Some set theory proof

Question

While reading "Understanding Analysis" by Stephen Abbott one of the exercises was to check whether the following claim was correct, and then if so, to prove it.

1. If $A_1 \supseteq A_2 \supseteq A_3 \supseteq A_4 · · ·$ are all sets containing an infinite number of elements, then the intersection $\bigcap\limits_{n \in \mathbb{N}} A_n$ is infinite as well.

It would be a great help if anyone could read through my proof and tell me whether there are any mistakes. Also I want to know if it is coherent and whether there is too little/too much detail.

Lemma: $\bigcap\limits_{n=1}^{k} A_n=\bigcap\limits_{n=1}^{k-1} A_n \cap A_k$

Let $x\in \bigcap\limits_{n=1}^{k} A_n$, then by definition of intersection, $x\in A_1, x \in A_2...x\in A_{k}$. Hence $x\in A_k$, and $x\in A_1, x\in A_2...x\in A_{k-1}$.It follows that $\bigcap\limits_{n=1}^{k} A_n \subseteq\bigcap\limits_{n=1}^{k-1} A_n \cap A_k$. Let $x\in\bigcap\limits_{n=1}^{k-1} A_n \cap A_k$, then by definition of intersection, $x\in A_k$, and $x\in A_1,x\in A_2...x\in A_{k-1}$. Hence $x\in A_1,...,x\in A_k$. Thus $x\in \bigcap\limits_{n=1}^{k} A_n$. Thus $\bigcap\limits_{n=1}^{k} A_n \supseteq\bigcap\limits_{n=1}^{k-1} A_n \cap A_k$. We can conclude that $\bigcap\limits_{n=1}^{k} A_n = \bigcap\limits_{n=1}^{k-1} A_n \cap A_k$.

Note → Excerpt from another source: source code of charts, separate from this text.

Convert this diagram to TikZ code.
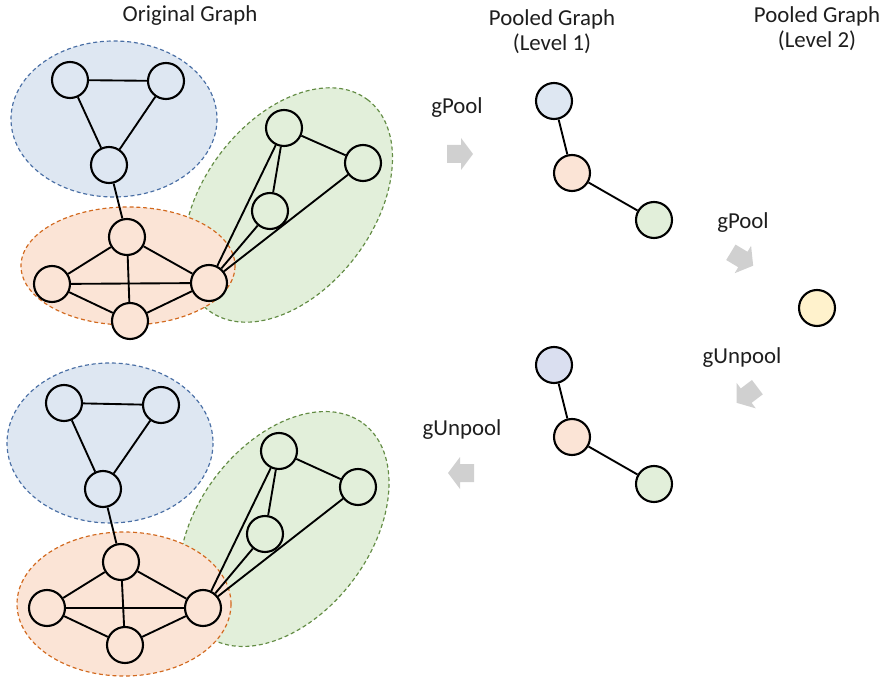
\documentclass[tikz,border=0pt]{standalone}
\usepackage{fontspec}
\setmainfont{Carlito}
\usetikzlibrary{positioning}

\definecolor{blueFill}{HTML}{DEE7F2}
\definecolor{blueEdge}{HTML}{4A6FA5}
\definecolor{blueNode}{HTML}{DADFF0}
\definecolor{orangeFill}{HTML}{FBE4D6}
\definecolor{orangeEdge}{HTML}{D2691E}
\definecolor{greenFill}{HTML}{E2EFDA}
\definecolor{greenEdge}{HTML}{638C44}
\definecolor{yellowFill}{HTML}{FFF2CC}
\definecolor{arrowGray}{HTML}{D0D0D0}
\definecolor{txtGray}{HTML}{1E1E1E}

\tikzset{
    vtx/.style={circle, draw, line width=1.8pt, minimum size=10.8mm, inner sep=0pt},
    lnk/.style={line width=1.6pt},
    cluster/.style={dashed, dash pattern=on 3.4pt off 2.4pt, line width=1pt},
    lbl/.style={text=txtGray, font=\fontsize{19.5}{21.5}\selectfont, align=center},
    blockarrow/.pic={\fill[arrowGray] (-13,-9) -- (1,-9) -- (1,-16) -- (13,0)
        -- (1,16) -- (1,9) -- (-13,9) -- cycle;}
}

\begin{document}
\begin{tikzpicture}[x=0.3mm, y=-0.3mm]
    \useasboundingbox (0,0) rectangle (887,680);

    % titles
    \node[lbl] (ttlorig) at (190,16) {Original Graph};
    \node[lbl] (ttlone) at (552,32) {Pooled Graph\\(Level 1)};
    \node[lbl] (ttltwo) at (817,29) {Pooled Graph\\(Level 2)};

    % original graph (top)
    \filldraw[cluster, fill=greenFill, draw=greenEdge, rotate around={53:(288,205)}]
        (288,205) ellipse [x radius=132, y radius=85];
    \filldraw[cluster, fill=blueFill, draw=blueEdge]
        (114,119) ellipse [x radius=103, y radius=78];
    \filldraw[cluster, fill=orangeFill, draw=orangeEdge]
        (128,266) ellipse [x radius=107, y radius=59];

    \node[vtx, fill=blueFill] (tb1) at (70,80) {};
    \node[vtx, fill=blueFill] (tb2) at (166,81) {};
    \node[vtx, fill=blueFill] (tb3) at (109,165) {};
    \node[vtx, fill=orangeFill] (to1) at (127,237) {};
    \node[vtx, fill=orangeFill] (to2) at (52,284) {};
    \node[vtx, fill=orangeFill] (to3) at (130,321) {};
    \node[vtx, fill=orangeFill] (to4) at (209,283) {};
    \node[vtx, fill=greenFill] (tg1) at (284,128) {};
    \node[vtx, fill=greenFill] (tg2) at (363,163) {};
    \node[vtx, fill=greenFill] (tg3) at (270,211) {};

    \draw[lnk] (tb1) -- (tb2) (tb1) -- (tb3) (tb2) -- (tb3) (tb3) -- (to1);
    \draw[lnk] (to1) -- (to2) (to1) -- (to3) (to1) -- (to4)
        (to2) -- (to4) (to2) -- (to3) (to3) -- (to4);
    \draw[lnk] (to4) -- (tg1) (to4) -- (tg3) (to4) -- (tg2)
        (tg1) -- (tg2) (tg1) -- (tg3);

    % original graph (bottom)
    \filldraw[cluster, fill=greenFill, draw=greenEdge, rotate around={53:(284,529)}]
        (284,529) ellipse [x radius=132, y radius=86];
    \filldraw[cluster, fill=blueFill, draw=blueEdge]
        (110,443) ellipse [x radius=103, y radius=80];
    \filldraw[cluster, fill=orangeFill, draw=orangeEdge]
        (124,604) ellipse [x radius=107, y radius=72];

    \node[vtx, fill=blueFill] (bb1) at (64,403) {};
    \node[vtx, fill=blueFill] (bb2) at (161,405) {};
    \node[vtx, fill=blueFill] (bb3) at (103,489) {};
    \node[vtx, fill=orangeFill] (bo1) at (121,562) {};
    \node[vtx, fill=orangeFill] (bo2) at (47,608) {};
    \node[vtx, fill=orangeFill] (bo3) at (125,645) {};
    \node[vtx, fill=orangeFill] (bo4) at (203,608) {};
    \node[vtx, fill=greenFill] (bg1) at (279,451) {};
    \node[vtx, fill=greenFill] (bg2) at (358,487) {};
    \node[vtx, fill=greenFill] (bg3) at (265,534) {};

    \draw[lnk] (bb1) -- (bb2) (bb1) -- (bb3) (bb2) -- (bb3) (bb3) -- (bo1);
    \draw[lnk] (bo1) -- (bo2) (bo1) -- (bo3) (bo1) -- (bo4)
        (bo2) -- (bo4) (bo2) -- (bo3) (bo3) -- (bo4);
    \draw[lnk] (bo4) -- (bg1) (bo4) -- (bg3) (bo4) -- (bg2)
        (bg1) -- (bg2) (bg1) -- (bg3);

    % pooled level 1
    \node[vtx, fill=blueFill] (p1b) at (554,101) {};
    \node[vtx, fill=orangeFill] (p1o) at (572,173) {};
    \node[vtx, fill=greenFill] (p1g) at (654,220) {};
    \draw[lnk] (p1b) -- (p1o) -- (p1g);

    \node[vtx, fill=blueNode] (u1b) at (554,365) {};
    \node[vtx, fill=orangeFill] (u1o) at (572,437) {};
    \node[vtx, fill=greenFill] (u1g) at (654,484) {};
    \draw[lnk] (u1b) -- (u1o) -- (u1g);

    % pooled level 2
    \node[vtx, fill=yellowFill] (p2) at (817,308) {};

    % operations
    \node[lbl] (poolone) at (457,108) {gPool};
    \pic at (460,154) {blockarrow};
    \node[lbl] (pooltwo) at (743,223) {gPool};
    \pic[rotate=-31] at (742,259) {blockarrow};
    \node[lbl] (unpooltwo) at (742,358) {gUnpool};
    \pic[rotate=217] at (747,395) {blockarrow};
    \node[lbl] (unpoolone) at (462,430) {gUnpool};
    \pic[rotate=180] at (461,473) {blockarrow};
\end{tikzpicture}
\end{document}
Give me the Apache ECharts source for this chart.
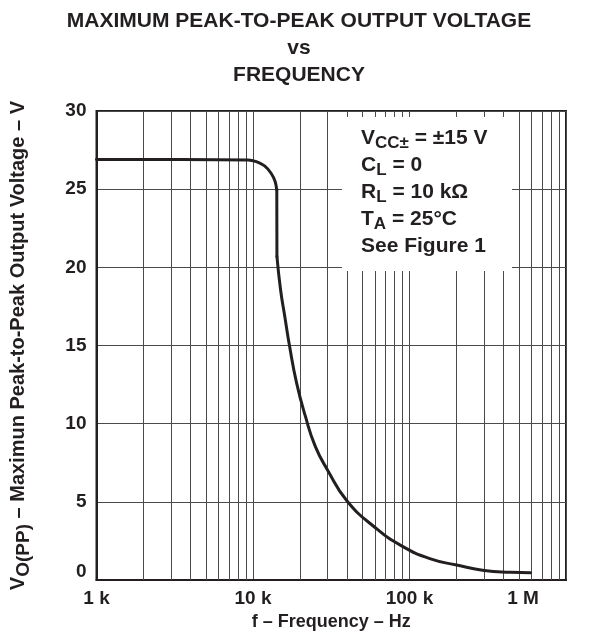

To prove 1) we use mathematical induction. Let $S$ be a subset of $\mathbb{N}$ so that if $k \in S$, if $A_1 \supseteq A_2 · · ·\supseteq A_k$ are all sets containing an infinite number of elements, then the intersection $\bigcap\limits_{n=1}^{k} A_n$ is infinite as well. It is trivial that this is the case when $k=1$. Let the property be fulfilled for some $k \in \mathbb{N}$, then we shall prove that $k+1$ also fulfills that property(and thus is also in $S$). Let $A_1 \supseteq A_2 · · ·\supseteq A_{k+1}$ be all sets containing an infinite number of elements. From the lemma, we know that $\bigcap\limits_{n=1}^{k+1} A_n=\bigcap\limits_{n=1}^{k} A_n \cap A_{k+1}$. Furthermore, $\bigcap\limits_{n=1}^{k} A_n \cap A_{k+1}=A_{k+1}$, since $A_1 \supseteq A_2 · · ·\supseteq A_{k+1}$. Hence $\bigcap\limits_{n=1}^{k+1} A_n=A_{k+1}$, and since $A_{k+1}$ is a set with an infinite number of elements, so is $\bigcap\limits_{n=1}^{k+1} A_n$. Hence $k+1 \in S$ . By induction, $S = \mathbb{N}$. Therefore, if $A_1 \supseteq A_2 \supseteq A_3 \supseteq A_4 · · ·$ are all sets containing an infinite number of elements, then the intersection $\bigcap\limits_{n \in \mathbb{N}} A_n$ is infinite as well.

Answer 1

If, for each $n\in\Bbb N$, $A_n=[n,\infty)$, then $\bigcap_{n\in\Bbb N}=\emptyset$, in spite of the fact that each $A_n$ is an infinite set. You proved correctly that, or each $N\in\Bbb N$, $\bigcap_{k=1}^nA_k$ is an infinite set. But induction does not allow you to deduce from this fact that $\bigcap_{k\in\Bbb N}A_k$ is an infinite set.